Ena turned the operation of the ranch that had been her husband's over to a local rancher named Washington McClary, unaware that Mr. McClary had been secretly in love with the beautiful southern belle for years. The two grew close, and the two were married in early July of 1884, with Ena expecting their child. The two set off on a honeymoon, but on the return trip their wagon hit a rut in the road and overturned, breaking Ena's neck and killing her unborn child. Ena died days later and was buried next to her parents.
Ena's life, like Texas Jack's, was tragically cut short. Jack was 33 when he died in Leadville. Ena was 35. Despite the brevity of her often tragic life, the words she recorded in her journals have lived on, allowing historians and researchers an intimate glimpse at life on the Nebraska frontier after the Civil War.
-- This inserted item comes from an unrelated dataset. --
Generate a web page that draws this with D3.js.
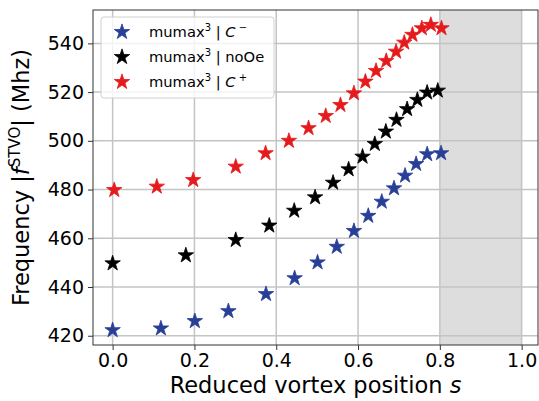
<!DOCTYPE html>
<html>
<head>
<meta charset="utf-8">
<script src="https://cdn.jsdelivr.net/npm/d3@7"></script>
<style>
  body { margin: 0; background: #fff; }
  svg { display: block; font-family: "DejaVu Sans", sans-serif; }
</style>
</head>
<body>
<svg id="chart" width="539" height="401"></svg>
<script>
// reduced vortex position s and frequency (MHz) per series
const sMinus = [0.0, 0.118, 0.201, 0.283, 0.375, 0.445, 0.501, 0.548, 0.590, 0.625, 0.658, 0.688, 0.715, 0.742, 0.769, 0.803];
const fMinus = [422.3, 423.0, 426.0, 430.1, 437.1, 443.6, 450.1, 456.5, 463.0, 469.2, 475.0, 480.5, 485.7, 490.5, 494.5, 494.9];

const sNoOe = [0.0, 0.179, 0.301, 0.383, 0.444, 0.495, 0.539, 0.577, 0.611, 0.641, 0.668, 0.694, 0.720, 0.745, 0.769, 0.795];
const fNoOe = [449.7, 453.0, 459.3, 465.2, 471.3, 476.8, 482.8, 488.3, 493.5, 498.7, 503.8, 508.6, 513.0, 516.8, 519.8, 520.6];

const sPlus = [0.004, 0.108, 0.197, 0.301, 0.374, 0.431, 0.479, 0.521, 0.557, 0.590, 0.618, 0.644, 0.669, 0.693, 0.713, 0.733, 0.756, 0.778, 0.804];
const fPlus = [479.8, 481.2, 483.9, 489.4, 494.9, 500.0, 505.2, 510.2, 514.7, 519.5, 524.3, 528.7, 532.8, 536.6, 540.3, 543.5, 546.2, 547.6, 546.2];

const xTicks = [0.0, 0.2, 0.4, 0.6, 0.8, 1.0];
const yTicks = [420, 440, 460, 480, 500, 520, 540];
const shadedRange = [0.8, 1.0];

const series = [
  { name: "minus", color: "#283f97", s: sMinus, f: fMinus },
  { name: "noOe", color: "#000000", s: sNoOe, f: fNoOe },
  { name: "plus", color: "#e41a1c", s: sPlus, f: fPlus }
];

const margin = { top: 10, right: 1, bottom: 56, left: 93 };
const width = 539, height = 401;

const svg = d3.select("#chart");

const x = d3.scaleLinear()
  .domain([-0.048, 1.04])
  .range([margin.left, width - margin.right]);

const y = d3.scaleLinear()
  .domain([416.2, 553.7])
  .range([height - margin.bottom, margin.top]);

// shaded region
svg.append("rect")
  .attr("x", x(shadedRange[0]))
  .attr("y", margin.top)
  .attr("width", x(shadedRange[1]) - x(shadedRange[0]))
  .attr("height", y.range()[0] - margin.top)
  .attr("fill", "#dddddd");

// grid
const grid = svg.append("g").attr("stroke", "#c4c4c4").attr("stroke-width", 1.5);
grid.selectAll("line.gx").data(xTicks).join("line")
  .attr("x1", d => x(d)).attr("x2", d => x(d))
  .attr("y1", margin.top).attr("y2", height - margin.bottom);
grid.selectAll("line.gy").data(yTicks).join("line")
  .attr("y1", d => y(d)).attr("y2", d => y(d))
  .attr("x1", margin.left).attr("x2", width - margin.right);

// axes
svg.append("g")
  .attr("transform", `translate(0,${height - margin.bottom})`)
  .call(d3.axisBottom(x).tickValues(xTicks).tickFormat(d3.format(".1f")).tickSize(5).tickPadding(4))
  .call(g => g.select(".domain").remove())
  .call(g => g.selectAll("text").attr("font-size", 19).attr("fill", "#000").attr("font-family", "DejaVu Sans"))
  .call(g => g.selectAll(".tick line").attr("stroke", "#333"));

svg.append("g")
  .attr("transform", `translate(${margin.left},0)`)
  .call(d3.axisLeft(y).tickValues(yTicks).tickSize(5).tickPadding(4))
  .call(g => g.select(".domain").remove())
  .call(g => g.selectAll("text").attr("font-size", 19).attr("fill", "#000").attr("font-family", "DejaVu Sans"))
  .call(g => g.selectAll(".tick line").attr("stroke", "#333"));

// frame
svg.append("rect")
  .attr("x", margin.left).attr("y", margin.top)
  .attr("width", width - margin.right - margin.left)
  .attr("height", height - margin.bottom - margin.top)
  .attr("fill", "none").attr("stroke", "#333").attr("stroke-width", 1);

// points
const star = d3.symbol().type(d3.symbolStar).size(74);
series.forEach(sr => {
  svg.append("g")
    .selectAll("path")
    .data(sr.s.map((s, i) => ({ s: s, f: sr.f[i] })))
    .join("path")
    .attr("d", star)
    .attr("transform", d => `translate(${x(d.s)},${y(d.f)})`)
    .attr("fill", sr.color)
    .attr("stroke", sr.color)
    .attr("stroke-width", 0.8);
});

// axis labels
svg.append("text")
  .attr("x", (margin.left + width - margin.right) / 2)
  .attr("y", 393)
  .attr("text-anchor", "middle")
  .attr("font-size", 22.5)
  .html('Reduced vortex position <tspan font-style="italic">s</tspan>');

svg.append("text")
  .attr("transform", `translate(29,${(margin.top + height - margin.bottom) / 2}) rotate(-90)`)
  .attr("text-anchor", "middle")
  .attr("font-size", 22.5)
  .html('Frequency |<tspan font-style="italic">f</tspan><tspan font-size="15" dy="-9">STVO</tspan><tspan dy="9">| (Mhz)</tspan>');

// legend
const legend = svg.append("g");
legend.append("rect")
  .attr("x", 101).attr("y", 17).attr("width", 173).attr("height", 81)
  .attr("rx", 3)
  .attr("fill", "#fff").attr("fill-opacity", 0.8)
  .attr("stroke", "#d0d0d0");

const legendLabels = [
  'mumax<tspan font-size="10" dy="-6">3</tspan><tspan dy="6"> | </tspan><tspan font-style="italic">C</tspan><tspan font-size="10" dy="-6"> \u2212</tspan>',
  'mumax<tspan font-size="10" dy="-6">3</tspan><tspan dy="6"> | noOe</tspan>',
  'mumax<tspan font-size="10" dy="-6">3</tspan><tspan dy="6"> | </tspan><tspan font-style="italic">C</tspan><tspan font-size="10" dy="-6"> +</tspan>'
];

series.forEach((sr, i) => {
  const cy = 32 + i * 25;
  legend.append("path")
    .attr("d", star)
    .attr("transform", `translate(122,${cy})`)
    .attr("fill", sr.color).attr("stroke", sr.color).attr("stroke-width", 0.8);
  legend.append("text")
    .attr("x", 149).attr("y", cy + 5)
    .attr("font-size", 14.7)
    .html(legendLabels[i]);
});
</script>
</body>
</html>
Ena's journals and the mementos she collected are a part of History Nebraska's Ballantine Family Collection. She was born Annie Palmer. She sometimes called herself Ena Raymonde. When she was riding with Texas Jack, Ena was dubbed Pa-he-minny-minnsh, or "Little Curly Hair," by a Pawnee friend of the scout. When she was married the first time she was Mrs. David Coulter Ballantine, and for just under two weeks before her death she was Mrs. McClary. But history remembers her not for the names she was given, but for the one she earned—Ena of the Plains.